Intão, saying 'Have a bath' isn't a correct translation, because the correct verb is 'tomar' which means 'to take', so regardless of the way you say it in english, 'take' is the correct verb to translate this verb into.
Also they should be trying to include European Portuguese as well as British English. I think the main thinking is the sheer majority of Brazilian/'American' speakers compared to the native countries (obviously).
But also it is generally easier for most foreigners to understand American English rather than English from England, and same goes for the syllabic Brazilian form vs. the stressed European form of Portuguese. The Portuguese barely say more than one vowel each word, and often times the same goes for British english speakers ;)
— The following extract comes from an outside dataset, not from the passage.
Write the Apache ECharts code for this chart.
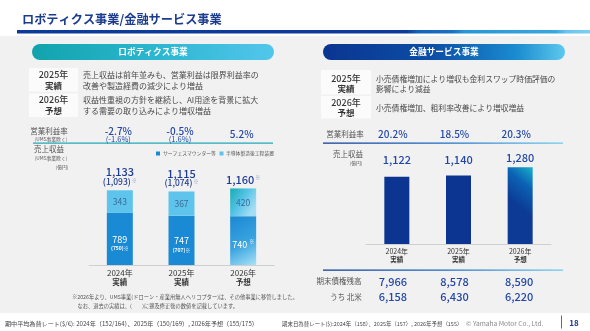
<!DOCTYPE html>
<html><head><meta charset="utf-8">
<script src="https://cdn.jsdelivr.net/npm/echarts@6/dist/echarts.min.js"></script>
<style>html,body{margin:0;padding:0;background:#fff}#c{width:590px;height:331px}</style>
</head><body><div id="c"></div>
<script>
// ---- data ----
const years = ['2024年', '2025年', '2026年'];
const status = ['実績', '実績', '予想'];
const robSurface = [789, 747, 740];          // サーフェスマウンター等
const robSemi = [343, 367, 420];             // 半導体製造後工程装置
const robTotal = [1133, 1115, 1160];
const robTotalExUMS = ['(1,093)', '(1,074)', ''];
const robSurfaceExUMS = ['(750)', '(707)', ''];
const robMargin = ['-2.7%', '-0.5%', '5.2%'];
const robMarginExUMS = ['(-1.6%)', '(1.6%)', ''];
const finRevenue = [1122, 1140, 1280];
const finMargin = ['20.2%', '18.5%', '20.3%'];
const finReceivables = [7966, 8578, 8590];
const finNorthAmerica = [6158, 6430, 6220];

const F = '"Noto Sans CJK JP","Noto Sans",sans-serif';
const BLUE = '#2347a8';
const fmt = v => v.toLocaleString('en-US');

function T(text, x, y, size, color, o) {
  o = o || {};
  return {
    type: 'text', x: x, y: y, z: 100, silent: true,
    style: {
      text: text, fontSize: size, fill: color, fontFamily: F,
      fontWeight: o.w || 'normal', textAlign: o.a || 'left', textVerticalAlign: 'middle'
    }
  };
}
function R(x, y, w, h, fill, r, z) {
  return { type: 'rect', z: z == null ? 1 : z, silent: true, shape: { x: x, y: y, width: w, height: h, r: r || 0 }, style: { fill: fill } };
}
function lg(x, y, x2, y2, stops) {
  return { type: 'linear', x: x, y: y, x2: x2, y2: y2, colorStops: stops.map(s => ({ offset: s[0], color: s[1] })) };
}

const chart = echarts.init(document.getElementById('c'), null, { renderer: 'canvas' });

const gBottom2026 = lg(0, 0, 1, 1, [[0, '#1a88d2'], [0.55, '#3aa4e0'], [1, '#a8e2f6']]);
const gTop2026 = lg(0, 0, 1, 0.6, [[0, '#16acb0'], [0.5, '#52c2e6'], [1, '#a4def4']]);
const gFin2026 = lg(0, 0.4, 1, 0, [[0, '#0c3a94'], [0.55, '#0b62b4'], [1, '#1ab2cc']]);

const finGap = [11, 10, 4];

const option = {
  animation: false,
  grid: [
    { left: 89, width: 185, top: 166, height: 99 },
    { left: 366, width: 185, top: 154, height: 90 }
  ],
  xAxis: [
    {
      gridIndex: 0, type: 'category', data: years,
      axisLine: { lineStyle: { color: '#cfcfcf', width: 1 } }, axisTick: { show: false },
      axisLabel: {
        interval: 0, margin: 3, formatter: (v, i) => `{a|${v}}\n{b|${status[i]}}`,
        rich: { a: { fontSize: 8, lineHeight: 9.5, color: '#333', fontFamily: F }, b: { fontSize: 7.5, lineHeight: 9.5, color: '#333', fontWeight: 'bold', fontFamily: F } }
      }
    },
    {
      gridIndex: 1, type: 'category', data: years,
      axisLine: { lineStyle: { color: '#cfcfcf', width: 1 } }, axisTick: { show: false },
      axisLabel: {
        interval: 0, margin: 4, formatter: (v, i) => `{a|${v}}\n{b|${status[i]}}`,
        rich: { a: { fontSize: 7, lineHeight: 7.5, color: '#333', fontFamily: F }, b: { fontSize: 6.5, lineHeight: 7.5, color: '#333', fontWeight: 'bold', fontFamily: F } }
      }
    }
  ],
  yAxis: [
    { gridIndex: 0, type: 'value', min: 0, max: 1500, show: false },
    { gridIndex: 1, type: 'value', min: 0, max: 1500, show: false }
  ],
  series: [
    {
      name: 'サーフェスマウンター等', type: 'bar', stack: 'rob', xAxisIndex: 0, yAxisIndex: 0,
      barWidth: 26, barGap: '-100%',
      data: robSurface.map((v, i) => i === 2 ? { value: v, itemStyle: { color: gBottom2026 } } : v),
      itemStyle: { color: '#1b8ad4' },
      label: {
        show: true, position: 'inside', offset: [0, 4],
        formatter: p => robSurfaceExUMS[p.dataIndex]
          ? `{v|${p.value}}\n{s|${robSurfaceExUMS[p.dataIndex]}※}`
          : `{v|${p.value}}{k|※}`,
        rich: {
          v: { fontSize: 9, lineHeight: 11, color: '#fff', fontFamily: F },
          s: { fontSize: 5, lineHeight: 7, color: '#fff', fontFamily: F, fontWeight: 'bold' },
          k: { fontSize: 5, lineHeight: 11, color: '#fff', fontFamily: F, verticalAlign: 'top', padding: [0, 0, 6, 2] }
        }
      }
    },
    {
      name: '半導体製造後工程装置', type: 'bar', stack: 'rob', xAxisIndex: 0, yAxisIndex: 0,
      barWidth: 26, barGap: '-100%',
      data: robSemi.map((v, i) => i === 2 ? { value: v, itemStyle: { color: gTop2026 } } : v),
      itemStyle: { color: '#5ec4ec' },
      label: { show: true, position: 'inside', fontSize: 8.5, color: '#3a6b98', fontFamily: F }
    },
    {
      name: 'total', type: 'bar', xAxisIndex: 0, yAxisIndex: 0,
      barWidth: 26, barGap: '-100%', silent: true,
      data: robTotal, itemStyle: { color: 'rgba(0,0,0,0)' }, z: 1,
      label: {
        show: true, position: 'top', distance: 4,
        formatter: p => robTotalExUMS[p.dataIndex]
          ? `{t|${fmt(p.value)}}\n{p|${robTotalExUMS[p.dataIndex]}}{k|※}`
          : `{t|${fmt(p.value)}}{k|※}`,
        rich: {
          t: { fontSize: 11, lineHeight: 10, color: '#1f3c94', fontFamily: F, fontWeight: 500 },
          p: { fontSize: 8.5, lineHeight: 9, color: '#1f3c94', fontFamily: F, fontWeight: 500 },
          k: { fontSize: 5, lineHeight: 9, color: '#8a9cc4', fontFamily: F, verticalAlign: 'top', padding: [0, 0, 5, 1] }
        }
      }
    },
    {
      name: '売上収益', type: 'bar', xAxisIndex: 1, yAxisIndex: 1, barWidth: 25,
      data: finRevenue.map((v, i) => ({
        value: v,
        itemStyle: i === 2 ? { color: gFin2026 } : undefined,
        label: { distance: finGap[i] }
      })),
      itemStyle: { color: '#0b3591' },
      label: {
        show: true, position: 'top', formatter: p => fmt(p.value),
        fontSize: 11, lineHeight: 11, color: BLUE, fontFamily: F, fontWeight: 500
      }
    }
  ],
  graphic: []
};
chart.setOption(option);

// category centres from the axes
const cx0 = years.map((y, i) => chart.convertToPixel({ xAxisIndex: 0 }, i));
const cx1 = years.map((y, i) => chart.convertToPixel({ xAxisIndex: 1 }, i));

const g = [];
// backgrounds
g.push(R(0, 36, 590, 277, '#f1f1f1', 0, 0));
g.push(R(17, 30, 573, 3.5, lg(0, 0, 1, 0, [[0, '#0b3a9a'], [0.68, '#0b3a9a'], [0.7, '#1662ba'], [0.76, '#1a70c4'], [0.78, '#2896d6'], [0.94, '#3aa6de'], [0.96, '#6ac6ee'], [1, '#7ccff0']]), 0, 1));
g.push(T('ロボティクス事業/金融サービス事業', 22, 19.5, 12.2, '#1b3c8f', { w: 'bold' }));

// pills
g.push(R(32, 44, 242, 16, lg(0, 0, 1, 0, [[0, '#12a3ac'], [0.5, '#2cb6cf'], [1, '#52c6ec']]), 8, 1));
g.push(T('ロボティクス事業', 153, 52, 8.7, '#fff', { a: 'center', w: 'bold' }));
g.push(R(323, 44, 242, 16, lg(0, 0, 1, 0, [[0, '#0a3590'], [0.45, '#0c4ea6'], [0.8, '#1a8cd0'], [1, '#5ec8ee']]), 8, 1));
g.push(T('金融サービス事業', 444, 52, 8.7, '#fff', { a: 'center', w: 'bold' }));

// left boxes
g.push(R(29, 68, 49, 23.5, '#fbfbfb', 0, 1));
g.push(R(29, 93.5, 49, 23.5, '#fbfbfb', 0, 1));
g.push(T('2025年', 53.5, 75, 9, '#333', { a: 'center', w: 500 }));
g.push(T('実績', 53.5, 85.5, 8.5, '#333', { a: 'center', w: 'bold' }));
g.push(T('2026年', 53.5, 100, 9, '#333', { a: 'center', w: 500 }));
g.push(T('予想', 53.5, 110.5, 8.5, '#333', { a: 'center', w: 'bold' }));
g.push(T('売上収益は前年並みも、営業利益は限界利益率の', 83, 75, 8, '#4a4a4a'));
g.push(T('改善や製造経費の減少により増益', 83, 85.5, 8, '#4a4a4a'));
g.push(T('収益性重視の方針を継続し、AI用途を背景に拡大', 83, 100, 8, '#4a4a4a'));
g.push(T('する需要の取り込みにより増収増益', 83, 110.5, 8, '#4a4a4a'));

// right boxes
g.push(R(321, 70, 50, 24.5, '#fbfbfb', 0, 1));
g.push(R(321, 96, 50, 22.5, '#fbfbfb', 0, 1));
g.push(T('2025年', 346, 79, 9, '#333', { a: 'center', w: 500 }));
g.push(T('実績', 346, 88.5, 8.5, '#333', { a: 'center', w: 'bold' }));
g.push(T('2026年', 346, 102.5, 9, '#333', { a: 'center', w: 500 }));
g.push(T('予想', 346, 112.5, 8.5, '#333', { a: 'center', w: 'bold' }));
g.push(T('小売債権増加により増収も金利スワップ時価評価の', 376, 79, 7.8, '#4a4a4a'));
g.push(T('影響により減益', 376, 89, 7.8, '#4a4a4a'));
g.push(T('小売債権増加、粗利率改善により増収増益', 376, 108, 7.8, '#4a4a4a'));

// left margin row
g.push(T('営業利益率', 49, 131, 7.5, '#555', { a: 'center' }));
g.push(T('(UMS事業除く)', 51, 139, 4.8, '#555', { a: 'center' }));
robMargin.forEach((m, i) => {
  const y = robMarginExUMS[i] ? 131 : 134;
  g.push(T(m, cx0[i] - 1.5, y, 10, BLUE, { a: 'center', w: 500 }));
  if (robMarginExUMS[i]) g.push(T(robMarginExUMS[i], cx0[i] - 1.5, 139.5, 7.5, BLUE, { a: 'center' }));
});
g.push(R(33, 142.5, 240, 1.3, '#1fa8b8', 0, 2));
g.push(T('売上収益', 49, 149.5, 7.5, '#555', { a: 'center' }));
g.push(T('(UMS事業除く)', 51, 158, 4.8, '#555', { a: 'center' }));
g.push(T('(億円)', 62, 167, 4.8, '#555', { a: 'center' }));
// legend
g.push(R(156, 151.5, 4, 4, '#1b8ad4', 0, 2));
g.push(T('サーフェスマウンター等', 163, 153.5, 4.8, '#555'));
g.push(R(219.5, 151.5, 4, 4, '#5ec4ec', 0, 2));
g.push(T('半導体製造後工程装置', 226, 153.5, 4.8, '#555'));

// notes
g.push(T('※2026年より、UMS事業(ドローン・産業用無人ヘリコプター)は、その他事業に移管しました。', 72, 297, 5.25, '#555'));
g.push(T('なお、過去の実績は、(　　)に遡及修正後の数値を記載しています。', 77.5, 305.5, 5.25, '#555'));

// right margin row
g.push(T('営業利益率', 345, 134, 7.5, '#555', { a: 'center' }));
finMargin.forEach((m, i) => g.push(T(m, cx1[i] - 4, 134, 10, BLUE, { a: 'center', w: 500 })));
g.push(R(323, 142.5, 240, 1.3, lg(0, 0, 1, 0, [[0, '#0b3591'], [0.5, '#1a6cc6'], [1, '#6ccaf0']]), 0, 2));
g.push(T('売上収益', 348, 154, 7.5, '#555', { a: 'center' }));
g.push(T('(億円)', 356, 163, 4.8, '#555', { a: 'center' }));

// receivables
g.push(R(323, 269.5, 240, 1.3, lg(0, 0, 1, 0, [[0, '#0b3591'], [0.5, '#1a6cc6'], [1, '#6ccaf0']]), 0, 2));
g.push(T('期末債権残高', 339, 281.5, 7.5, '#555', { a: 'center' }));
g.push(T('うち 北米', 346, 297, 7.5, '#555', { a: 'center' }));
finReceivables.forEach((v, i) => g.push(T(fmt(v), cx1[i] - 4 + (i === 2 ? 3 : 0), 281.5, 11, BLUE, { a: 'center', w: 500 })));
finNorthAmerica.forEach((v, i) => g.push(T(fmt(v), cx1[i] - 4 + (i === 2 ? 3 : 0), 297, 11, BLUE, { a: 'center', w: 500 })));

// footer
g.push(T('期中平均為替レート($/€): 2024年（152/164）、2025年（150/169）, 2026年予想（155/175）', 5, 323.5, 6.1, '#444'));
g.push(T('期末日為替レート($):2024年（158）、2025年（157）, 2026年予想（155）', 282, 323.5, 5.45, '#444'));
g.push(T('© Yamaha Motor Co., Ltd.', 466, 323.5, 6.6, '#888'));
g.push(R(561, 315.5, 0.8, 13, '#2347a8', 0, 2));
g.push(T('18', 574, 323, 8, '#1f3c94', { a: 'center', w: 'bold' }));

chart.setOption({ graphic: { elements: g } });
</script></body></html>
'tomar banho' is a 2-word idiom in Portuguese, so it would not be normal to add the article, nor make it plural. And it does not mean that everyone takes a bath together. It's just how Portuguese says it.
"The women take a shower" and "the women take showers" are both OK and mean much the same. The 2nd form makes it clear that they are not sharing a shower!
Are both these sentences represented by the same in Portuguese? Is there any way to distinguish whether each woman is showering individually or if they are all sharing one?
Haha, you're so right. I don't know why so many european languages developed this use of the seemingly arbitrary verb "take" for things like "taking a shower" or "taking a nap" or "taking a taxi" or "", when you're not really taking anything from anywhere.
What's the difference between taking a shower and taking a bath in Portuguese? These two aren't the same in English, so how do I make clear I'm taking a shower or bath?